I might just be getting old and rusty, but I can't seem to show this. Do I need to assume that $\cdot$ is jointly continuous? In particular, that the maps $a \cdot -$ are continuous?
Edit: I've added the [model-theory] tag since I assume someone here has had thoughts on this before in relation to the Ellis Semigroup.
This isn't true under the hypotheses you gave. For example, let $S$ be the real numbers with their usual topology, and define $a\cdot b = 0$ if $b$ is an integer and $a\cdot b = ab$ (usual multiplication) otherwise. Then $(-\cdot b)$ is continuous for any fixed $b$, but $[0,1]\cdot[0,1]=[0,1)$.
Edit: As J.-E. Pin points out in the comments, the example I gave above is not actually a semigroup. Here's an example that actually works:
Let $S = \mathbb{R}\cup \{\infty\}$ be the one-point compactification of $\mathbb{R}$ (the circle), with a semigroup operation defined by: $$a\cdot b = \begin{cases} 0& \text{if }b = \infty\text{ or }b = 0\\ ab & \text{if }a\in \mathbb{R} \text{ and }b\in \mathbb{R}^\times\\ \infty &\text{if }a = \infty\text{ and }b\in \mathbb{R}^\times. \end{cases}$$
For any $b$, $(-\cdot b) \colon S\to S$ is continuous.

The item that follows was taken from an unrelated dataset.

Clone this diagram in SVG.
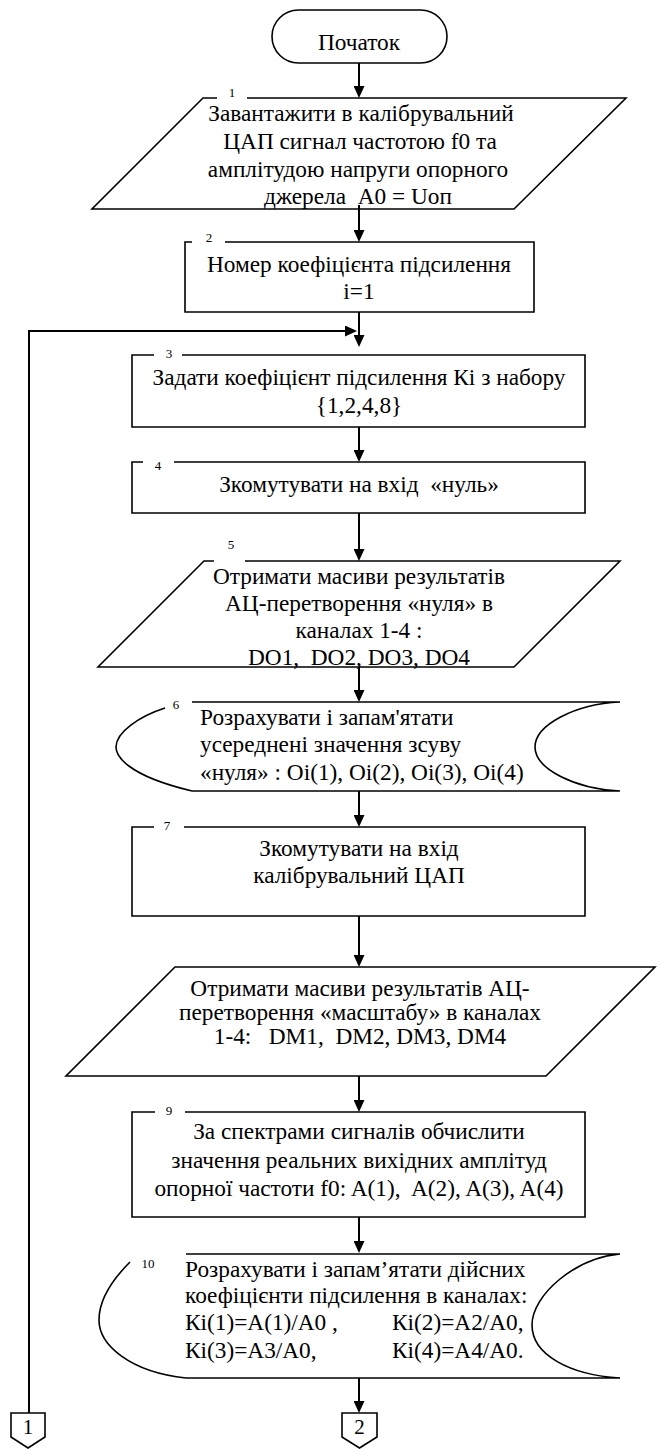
<svg xmlns="http://www.w3.org/2000/svg" width="662" height="1449" viewBox="0 0 662 1449">
<style>
.bg{fill:#fff}
.sh{fill:none;stroke:#000;stroke-width:1.6}
.ln{fill:none;stroke:#000;stroke-width:2}
.t{font-family:"Liberation Serif","Times New Roman",serif;font-size:23.3px;fill:#000;white-space:pre}
.c{text-anchor:middle}
.n{font-family:"Liberation Serif","Times New Roman",serif;font-size:13px;fill:#000;text-anchor:middle}
.k{font-family:"Liberation Serif","Times New Roman",serif;font-size:21px;fill:#000;text-anchor:middle}
</style>
<defs>
<marker id="ah" markerWidth="12" markerHeight="11" refX="10" refY="5.5" orient="auto" markerUnits="userSpaceOnUse">
<path d="M0,0 L12,5.5 L0,11 Z" fill="#000"/>
</marker>
</defs>
<rect class="bg" x="0" y="0" width="662" height="1449"/>

<g id="connectors">
<line class="ln" x1="359" y1="63" x2="359" y2="96" marker-end="url(#ah)"/>
<line class="ln" x1="359" y1="205" x2="359" y2="240" marker-end="url(#ah)"/>
<line class="ln" x1="359" y1="312" x2="359" y2="345" marker-end="url(#ah)"/>
<polyline class="ln" points="29,1413 29,331 355,331" marker-end="url(#ah)"/>
<line class="ln" x1="359" y1="427" x2="359" y2="460" marker-end="url(#ah)"/>
<line class="ln" x1="359" y1="513" x2="359" y2="559" marker-end="url(#ah)"/>
<line class="ln" x1="359" y1="667" x2="359" y2="700" marker-end="url(#ah)"/>
<line class="ln" x1="359" y1="791" x2="359" y2="825" marker-end="url(#ah)"/>
<line class="ln" x1="359" y1="916" x2="359" y2="965" marker-end="url(#ah)"/>
<line class="ln" x1="359" y1="1076" x2="359" y2="1110" marker-end="url(#ah)"/>
<line class="ln" x1="359" y1="1217" x2="359" y2="1251" marker-end="url(#ah)"/>
<line class="ln" x1="359" y1="1378" x2="359" y2="1411" marker-end="url(#ah)"/>
</g>

<g id="start">
<rect class="sh" x="272" y="10" width="175" height="53" rx="26.5"/>
<text class="t c" x="359" y="50">Початок</text>
</g>

<g id="node1">
<path class="sh" d="M217,98 H203 L92,209 H514 L626,98 H247"/>
<text class="n" x="232" y="97">1</text>
<text class="t c" x="361" y="121">Завантажити в калібрувальний</text>
<text class="t c" x="360" y="149">ЦАП сигнал частотою f0 та</text>
<text class="t c" x="358" y="177">амплітудою напруги опорного</text>
<text class="t c" x="358" y="204">джерела  A0 = Uоп</text>
</g>

<g id="node2">
<path class="sh" d="M192,242 H185 V312 H534 V242 H225"/>
<text class="n" x="209" y="242">2</text>
<text class="t c" x="359" y="272">Номер коефіцієнта підсилення</text>
<text class="t c" x="359" y="299">i=1</text>
</g>

<g id="node3">
<path class="sh" d="M154,355 H132 V427 H585 V355 H182"/>
<text class="n" x="169" y="358">3</text>
<text class="t c" x="359" y="385">Задати коефіцієнт підсилення Кі з набору</text>
<text class="t c" x="359" y="413">{1,2,4,8}</text>
</g>

<g id="node4">
<path class="sh" d="M143,462 H132 V513 H585 V462 H174"/>
<text class="n" x="158" y="470">4</text>
<text class="t c" x="359" y="492">Зкомутувати на вхід  «нуль»</text>
</g>

<g id="node5">
<path class="sh" d="M214,561 H204 L98,667 H514 L620,561 H245"/>
<text class="n" x="231" y="549">5</text>
<text class="t c" x="359" y="584">Отримати масиви результатів</text>
<text class="t c" x="359" y="611">АЦ-перетворення «нуля» в</text>
<text class="t c" x="359" y="638">каналах 1-4 :</text>
<text class="t c" x="359" y="665">DO1,  DO2, DO3, DO4</text>
</g>

<g id="node6">
<path class="sh" d="M192,702 H620 M620,702 C575,704 535,725 535,747 C535,769 575,789 620,791 H192 M165,708 C140,716 116,732 116,747 C116,755 125,775 192,791"/>
<text class="n" x="176" y="709">6</text>
<text class="t" x="200" y="725">Розрахувати і запам'ятати</text>
<text class="t" x="200" y="752">усереднені значення зсуву</text>
<text class="t" x="200" y="780">«нуля» : Oi(1), Oi(2), Oi(3), Oi(4)</text>
</g>

<g id="node7">
<path class="sh" d="M154,827 H132 V916 H585 V827 H184"/>
<text class="n" x="167" y="830">7</text>
<text class="t c" x="359" y="856">Зкомутувати на вхід</text>
<text class="t c" x="359" y="883">калібрувальний ЦАП</text>
</g>

<g id="node8">
<path class="sh" d="M175,967 H655 L546,1076 H66 Z"/>
<text class="t c" x="360" y="996">Отримати масиви результатів АЦ-</text>
<text class="t c" x="360" y="1020">перетворення «масштабу» в каналах</text>
<text class="t c" x="360" y="1044">1-4:   DM1,  DM2, DM3, DM4</text>
</g>

<g id="node9">
<path class="sh" d="M155,1112 H132 V1217 H585 V1112 H185"/>
<text class="n" x="169" y="1115">9</text>
<text class="t c" x="359" y="1139">За спектрами сигналів обчислити</text>
<text class="t c" x="359" y="1168">значення реальних вихідних амплітуд</text>
<text class="t c" x="359" y="1196">опорної частоти f0: A(1),  A(2), A(3), A(4)</text>
</g>

<g id="node10">
<path class="sh" d="M186,1254 H620 M620,1254 C575,1258 532,1295 532,1325 C532,1355 570,1375 620,1378 H186 M130,1262 C112,1280 99,1300 99,1320 C99,1345 130,1372 186,1378"/>
<text class="n" x="148" y="1268">10</text>
<text class="t" x="185" y="1277">Розрахувати і запам’ятати дійсних</text>
<text class="t" x="185" y="1303">коефіцієнти підсилення в каналах:</text>
<text class="t" x="185" y="1330">Кі(1)=A(1)/A0 ,</text>
<text class="t" x="392" y="1330">Кі(2)=A2/A0,</text>
<text class="t" x="185" y="1358">Кі(3)=A3/A0,</text>
<text class="t" x="392" y="1358">Кі(4)=A4/A0.</text>
</g>

<g id="conn1">
<path class="sh" d="M11,1413 H45 V1437 L28,1448 L11,1437 Z"/>
<text class="k" x="28" y="1434">1</text>
</g>

<g id="conn2">
<path class="sh" d="M342,1413 H377 V1437 L359.5,1448 L342,1437 Z"/>
<text class="k" x="359.5" y="1434">2</text>
</g>
</svg>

This map is constant if $b = \infty$ or $b = 0$, and otherwise it is the "multiply by $b$" map $\mathbb{R}\to \mathbb{R}$ extended continuously to a map $S\to S$. And $\cdot$ is associative: it is easy to check that $$(a\cdot b)\cdot c = a\cdot (b\cdot c) = \begin{cases} abc & \text{if }a,b,c\in \mathbb{R}^\times\\ \infty & \text{if }a = \infty \text{ and }b,c\in \mathbb{R}^\times\\ 0 & \text{otherwise}.\end{cases}$$
The sets $\{1\}$ and $S$ are compact, but $\{1\}\cdot S = \mathbb{R}$, which is not compact.